Oggs Cruz of Rappler lamented what he saw as a wasted opportunity, stating it is "more of the same – and messier" and "while the settings change or the genre it spoofs shift, the elements remain the same. The comedies are all anchored on mean-spirited hilarity, all utilizing a broad moral lesson to make its abject crassness palatable to the families it caters to," comparing it unfavorably to George A. Romero's seminal zombie film Dawn of the Dead whose department store setting was used to satirize consumerism.

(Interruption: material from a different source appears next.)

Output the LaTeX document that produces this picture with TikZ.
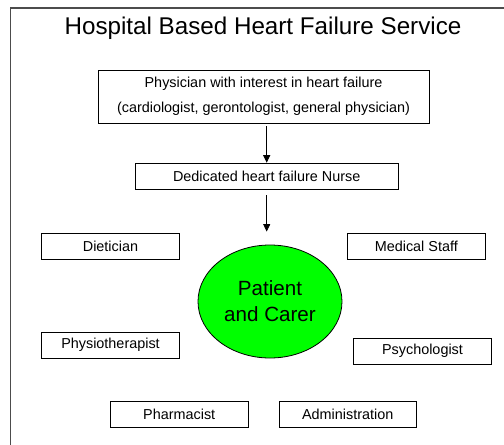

Conversely, Jocelyn Valle of PEP.ph gave the film a more positive review, praising the cast, special effects and pop culture references, particularly the feud between the Baretto sisters and the network rivalry between ABS-CBN and GMA Network, a scene where Vice's character Moises and a parodic depiction of the living doll Annabelle from The Conjuring—played by Ruffa Gutierrez—get into a hair-pulling fight and wind up in the premises of the GMA-7 broadcast facility. Valle did, however, criticize the "lack of a strong supporting character for Vice to throw punchlines at and comedic flair" and found Vice's use of a joke pertaining to German dictator Adolf Hitler to be of poor taste in light of Holocaust victims.

===Television===
The film was featured on KBO in May 2020, available for pay-per-view. From August to November 2020, The Mall, the Merrier! was available on the cable television channels Cinema One and Kapamilya Channel. PBO on October 10, 2020 A year after its theatrical release, the film premiered on A2Z Channel 11.